MATERIAL >>
────────────────

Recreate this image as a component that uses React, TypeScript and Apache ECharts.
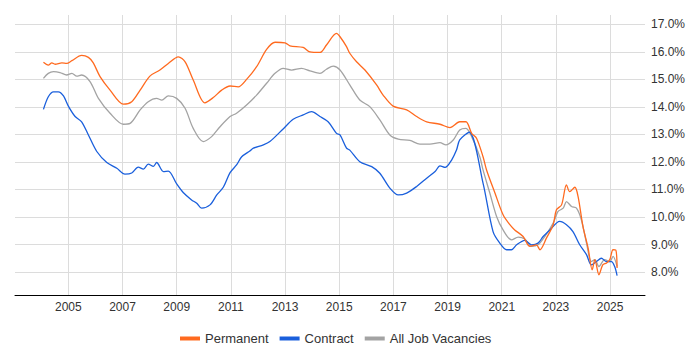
import React, { useEffect, useRef } from "react";
import * as echarts from "echarts";

const seriesNames = ["Permanent", "Contract", "All Job Vacancies"];
const seriesColors = ["#ff6a1f", "#1a5fdc", "#a3a3a3"];

const xTickYears = [2005, 2007, 2009, 2011, 2013, 2015, 2017, 2019, 2021, 2023, 2025];
const yTickValues = [8, 9, 10, 11, 12, 13, 14, 15, 16, 17];

const permanent: [number, number][] = [
  [2004.08, 15.62], [2004.26, 15.52], [2004.39, 15.6], [2004.51, 15.55], [2004.76, 15.6], [2004.94, 15.58],
  [2005.13, 15.68], [2005.49, 15.87], [2005.74, 15.8], [2005.92, 15.6], [2006.17, 15.1], [2006.54, 14.61],
  [2007.03, 14.1], [2007.34, 14.19], [2007.65, 14.61], [2008.01, 15.12], [2008.38, 15.34], [2008.69, 15.58],
  [2009.06, 15.82], [2009.31, 15.64], [2009.61, 14.98], [2010.04, 14.15], [2010.35, 14.34], [2010.66, 14.61],
  [2010.97, 14.76], [2011.27, 14.73], [2011.58, 15.0], [2011.95, 15.46], [2012.32, 16.09], [2012.63, 16.35],
  [2013.0, 16.33], [2013.18, 16.22], [2013.67, 16.16], [2013.92, 16.0], [2014.29, 15.98], [2014.53, 16.25],
  [2014.9, 16.67], [2015.03, 16.55], [2015.27, 16.19], [2015.39, 15.95], [2015.64, 15.64], [2015.95, 15.34],
  [2016.38, 14.8], [2016.62, 14.43], [2016.99, 14.03], [2017.49, 13.89], [2017.86, 13.65], [2018.23, 13.46],
  [2018.72, 13.37], [2019.09, 13.25], [2019.45, 13.46], [2019.68, 13.46], [2019.89, 13.04], [2020.07, 12.86],
  [2020.31, 12.19], [2020.44, 11.71], [2020.75, 10.87], [2021.05, 10.08], [2021.3, 9.72], [2021.48, 9.53],
  [2021.79, 9.29], [2022.04, 8.93], [2022.28, 8.99], [2022.41, 8.81], [2022.65, 9.23], [2022.9, 9.72],
  [2023.02, 10.26], [2023.21, 10.44], [2023.39, 11.17], [2023.51, 10.92], [2023.7, 11.08], [2023.82, 10.74],
  [2024.0, 9.65], [2024.19, 8.87], [2024.34, 8.08], [2024.44, 8.45], [2024.59, 7.9], [2024.73, 8.26],
  [2024.87, 8.33], [2024.99, 8.45], [2025.11, 8.81], [2025.21, 8.8], [2025.26, 8.15],
];

const contract: [number, number][] = [
  [2004.08, 13.91], [2004.26, 14.37], [2004.45, 14.55], [2004.63, 14.55], [2004.82, 14.4], [2005.0, 14.03],
  [2005.25, 13.65], [2005.49, 13.46], [2005.74, 12.98], [2006.05, 12.38], [2006.42, 11.98], [2006.79, 11.77],
  [2007.09, 11.56], [2007.34, 11.6], [2007.58, 11.81], [2007.77, 11.74], [2007.95, 11.92], [2008.14, 11.84],
  [2008.26, 11.98], [2008.51, 11.65], [2008.69, 11.67], [2009.0, 11.2], [2009.24, 10.89], [2009.55, 10.62],
  [2009.74, 10.5], [2009.92, 10.32], [2010.23, 10.44], [2010.48, 10.8], [2010.72, 11.08], [2010.97, 11.61],
  [2011.21, 11.89], [2011.4, 12.19], [2011.7, 12.4], [2011.83, 12.5], [2012.2, 12.62], [2012.44, 12.74],
  [2012.93, 13.2], [2013.3, 13.55], [2013.67, 13.71], [2013.98, 13.83], [2014.29, 13.65], [2014.59, 13.46],
  [2014.9, 13.04], [2015.03, 12.98], [2015.27, 12.5], [2015.39, 12.43], [2015.76, 12.01], [2016.2, 11.83],
  [2016.5, 11.59], [2016.87, 11.05], [2017.18, 10.8], [2017.49, 10.87], [2017.86, 11.11], [2018.23, 11.41],
  [2018.54, 11.65], [2018.72, 11.86], [2018.91, 11.8], [2019.15, 12.07], [2019.33, 12.43], [2019.45, 12.8],
  [2019.8, 13.08], [2020.31, 11.23], [2020.68, 9.47], [2020.93, 9.05], [2021.18, 8.81], [2021.36, 8.81],
  [2021.55, 8.99], [2021.85, 9.15], [2022.1, 8.99], [2022.34, 9.05], [2022.53, 9.29], [2022.78, 9.53],
  [2023.14, 9.84], [2023.39, 9.72], [2023.63, 9.47], [2023.88, 8.99], [2024.13, 8.63], [2024.31, 8.26],
  [2024.5, 8.38], [2024.68, 8.5], [2024.87, 8.38], [2025.05, 8.38], [2025.17, 8.2], [2025.26, 7.87],
];

const allJobs: [number, number][] = [
  [2004.08, 15.04], [2004.26, 15.22], [2004.45, 15.28], [2004.69, 15.25], [2004.94, 15.16], [2005.13, 15.22],
  [2005.31, 15.12], [2005.49, 15.16], [2005.8, 14.92], [2006.11, 14.31], [2006.54, 13.77], [2007.03, 13.37],
  [2007.28, 13.4], [2007.65, 13.89], [2007.95, 14.19], [2008.26, 14.31], [2008.45, 14.25], [2008.69, 14.4],
  [2009.0, 14.31], [2009.31, 13.95], [2009.61, 13.22], [2009.98, 12.74], [2010.29, 12.92], [2010.6, 13.28],
  [2010.97, 13.65], [2011.21, 13.77], [2011.58, 14.07], [2011.95, 14.43], [2012.32, 14.86], [2012.63, 15.22],
  [2012.93, 15.4], [2013.24, 15.34], [2013.61, 15.4], [2013.92, 15.31], [2014.29, 15.22], [2014.53, 15.37],
  [2014.78, 15.48], [2015.03, 15.34], [2015.39, 14.8], [2015.76, 14.25], [2016.13, 14.01], [2016.5, 13.53],
  [2016.87, 12.98], [2017.18, 12.83], [2017.61, 12.78], [2017.98, 12.65], [2018.35, 12.65], [2018.72, 12.7],
  [2018.94, 12.62], [2019.21, 12.8], [2019.45, 13.16], [2019.68, 13.22], [2019.89, 12.92], [2020.19, 12.19],
  [2020.31, 11.71], [2020.56, 10.87], [2020.81, 10.02], [2021.05, 9.53], [2021.36, 9.17], [2021.61, 9.27],
  [2021.85, 9.2], [2022.1, 8.93], [2022.34, 8.99], [2022.59, 9.29], [2022.9, 9.78], [2023.08, 10.2],
  [2023.27, 10.32], [2023.39, 10.56], [2023.58, 10.38], [2023.76, 10.32], [2023.94, 9.9], [2024.13, 9.05],
  [2024.31, 8.38], [2024.44, 8.45], [2024.59, 8.2], [2024.8, 8.45], [2024.99, 8.38], [2025.11, 8.57],
  [2025.26, 8.2],
];

const seriesData = [permanent, contract, allJobs];
const seriesZ = [4, 3, 2];

export default function App() {
  const ref = useRef<HTMLDivElement>(null);
  useEffect(() => {
    if (!ref.current) return;
    const chart = echarts.init(ref.current, null, { renderer: "svg" });
    const font = "Arial, 'Liberation Sans', sans-serif";
    chart.setOption({
      animation: false,
      grid: { left: 15, right: 55, top: 15, bottom: 55, containLabel: false },
      legend: {
        top: 327,
        left: 175,
        icon: "rect",
        itemWidth: 20,
        itemHeight: 4,
        itemGap: 11,
        textStyle: { fontSize: 13, color: "#333", fontFamily: font },
        data: seriesNames,
      },
      xAxis: {
        type: "value",
        min: 2003.03,
        max: 2026.29,
        axisLine: { show: true, lineStyle: { color: "#000", width: 1 } },
        axisTick: { show: false, customValues: xTickYears },
        axisLabel: {
          customValues: xTickYears,
          color: "#333",
          fontSize: 12,
          fontFamily: font,
          margin: 6,
          formatter: (v: number) => String(Math.round(v)),
        },
        splitLine: { show: true, lineStyle: { color: "#dcdcdc", width: 1 } },
      },
      yAxis: {
        type: "value",
        position: "right",
        min: 7.165,
        max: 17.34,
        axisLine: { show: false },
        axisTick: { show: false, customValues: yTickValues },
        axisLabel: {
          customValues: yTickValues,
          color: "#333",
          fontSize: 12,
          fontFamily: font,
          margin: 6,
          formatter: (v: number) => v.toFixed(1) + "%",
        },
        splitLine: { show: true, lineStyle: { color: "#dcdcdc", width: 1 } },
      },
      series: seriesNames.map((name, i) => ({
        name,
        type: "line",
        data: seriesData[i],
        showSymbol: false,
        symbol: "none",
        smooth: 0.3,
        z: seriesZ[i],
        color: seriesColors[i],
        lineStyle: { color: seriesColors[i], width: 1.3 },
      })),
    });
    return () => chart.dispose();
  }, []);
  return <div ref={ref} style={{ width: 700, height: 350, position: "absolute", left: 0, top: 0 }} />;
}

────────────────

EXERCISE >>
Quote, exactly and only, the lines from the first line of the data above through the line containing "15, 16, 17];". The pictures do not belong in it.

SOLUTION TO THIS EXERCISE >>
Recreate this image as a component that uses React, TypeScript and Apache ECharts.
import React, { useEffect, useRef } from "react";
import * as echarts from "echarts";

const seriesNames = ["Permanent", "Contract", "All Job Vacancies"];
const seriesColors = ["#ff6a1f", "#1a5fdc", "#a3a3a3"];

const xTickYears = [2005, 2007, 2009, 2011, 2013, 2015, 2017, 2019, 2021, 2023, 2025];
const yTickValues = [8, 9, 10, 11, 12, 13, 14, 15, 16, 17];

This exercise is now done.